Though diminishing in popularity, tango remained strong among working-class people until the 1970s, when Argentina lived under a dictatorship. Paz, like most in his generation, just missed out on tango. The foreign influences of rock & roll were more appealing, and the tradition seemed on the wane.

With the fall of the dictatorship in 1983, a show called Tango Argentino was organized in Buenos Aires. Many of the old masters took the stage. The show toured the U.S. and Europe and helped to rekindle interest in the dance. When Forever Tango came to San Francisco in 1994, it was scheduled for four weeks and stayed for 92.

Now Buenos Aires is packed with tango tourists. The government officially sanctions the dance. People around the world from New Zealand and Japan to Germany and New York dance tango.

Inspired by his trip, Paz returned to Sunnyvale ready to play more tango music. Soon he was DJing milongas and classes, but he never danced himself. "I had the prejudice that tango was something you learned when you were a kid.
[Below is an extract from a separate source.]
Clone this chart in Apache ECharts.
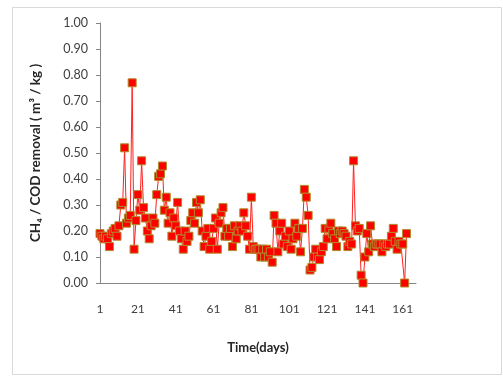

In Buenos Aires if you weren't good by 18, forget it. If you didn't know how to dance, then a woman wouldn't dance with you."

After a while, Paz learned a few steps, but never really applied himself. Then, at a milonga one night, he realized he was the only Argentine in the room and he was not dancing.
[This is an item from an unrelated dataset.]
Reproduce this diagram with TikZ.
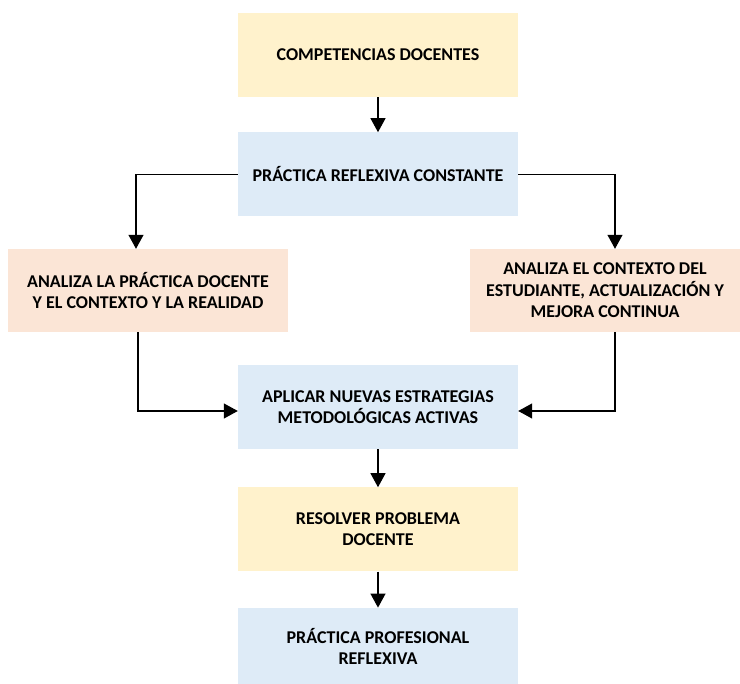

That night Paz made a commitment to learn tango. Like so many other Argentinians, he was rediscovering what his parents already knew.

Within six months, he began to think there was hope. That was in 1993. Two years later, on a whim, he went to Stanford Tango Week and saw Hart leaning against a dance studio door.
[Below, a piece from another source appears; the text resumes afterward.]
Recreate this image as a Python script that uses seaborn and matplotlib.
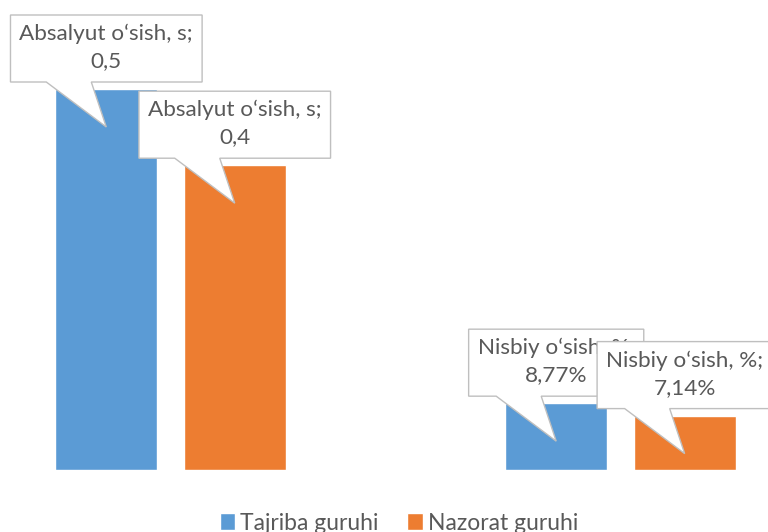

WHILE PAZ WAS discovering tango, Hart was living a successful life in New York, running her own business, oblivious to the dance that would change her life.

One night while she was making a pasta dinner with a group of Argentine friends she met through her corporate event­planning business, someone put on a tango album. An Argentine friend boasted that he would teach her tango. But it only took a few steps for them to realize that no one in the room could dance it. As with Paz, the dance had passed these Argentines by.

They promised to take lessons, and Hart's interest was sparked. When she heard about Stanford's tango event, a two-week-long, eight-hour-a-day tango celebration featuring some of the world's best dancers, she had to check it out.

She showed up in Palo Alto just curious, not looking to change her life, meet anyone or fall in love. But then she danced with Paz. "Not till I met Alberto did I feel comfortable dancing. He produced a safe haven for me to dance," Hart says. They danced and talked and got to know each other. At the end of the week they parted, keeping in touch via email and fax.

"Tango touches people at crossroads in their lives. There is something deep about the experience of connecting with someone. My mother had just died at the time I was introduced to Argentine tango. She died young and suddenly," Hart says. "That made me realize that life is short. I am approaching my 50th birthday and suddenly I thought, where did 50 years go?"

Three months later, Alberto visited her in New York and asked her to come to Sunnyvale.

"I thought, am I nuts? I don't even know this guy," Hart says. She packed her bags and left New York behind.

HART AND PAZ TAKE the floor together after an evening of mixing partners. The couple share a dance--slow, deliberate, so close together that they snuff out the light between their bodies. They circle the nearly empty floor as others look on.

The dance holds a deep meaning to nearly everyone here. For Hart, a child of the '60s who has run her own business, the issue is about fitting the dance with her feminist background.

"At face value, it looks as though it is traditional role-playing--a man's dance," she says. "But it's not. The man navigates the dance. In following, you get to improvise. The man creates the space for you to dance in. Once that space is secure, it is a place for you to express yourself, to experience the music, to be feminine."

Alberto finds the social nature of the dance addictive. "People come together and share three minutes of true 50-50 cooperation between a man and a woman. The body communicates. The man improvises and feels the woman's responsiveness. It requires commitment, more than going out and listening to noise and drinking alcohol."

Both Hart and Paz dropped everything to be with each other, and not long afterward they started a company, Planet Tango. They publish a magazine, El Firulete, and are in the midst of installing a dance floor in their home. They teach, broker lessons for visiting masters, arrange tours to Buenos Aires, and sell CDs, shoes and anything else related to tango.

"I'm living the life of a boho gypsy. It's like being 18 again," Hart says. "We are poor, but we make enough for house payments and to make a little pasta." The couple travels almost half the year. In the next few months they are scheduled to teach in Honolulu, Alaska and Florida. Every summer they take a group to Buenos Aires, all to dance.

"It is an obsession," Paz says. "You incorporate tango into your life. In many cases, it's like a religion."

As the floor clears, the band packs its instruments. Paz spins a few more CDs. A crowd watches from the sidelines as the dancers from Tango show off their skills. Some couples dance furiously, some slowly, with exquisite yawning movements.

The dance, which these people perform so well, seems to spark obsession in everyone it touches. Casual dancers are hard to find, and those who work at the dance are close. Tango, born at the end of the last century, fills a void that has opened up over the past hundred years. Once a release for the massive dislocation and upheaval of the industrial revolution, it now provides a vital link to that remarkably sensual world, a world that this century has left reeling behind it. Here, at the Top of the Mark, as I watch architects and mechanics, attorneys and students, lose themselves in the music and the feel of each other, the dance feels like an embrace of the waning century, a retreat from the gaping emptiness of the next millennium. Looking around the room, it seems obvious that we will need to bring tango with us.

As the song ends, Hart walks out onto the dance floor. It's nearly 1am. She calls out loud and happy, "Last tango!"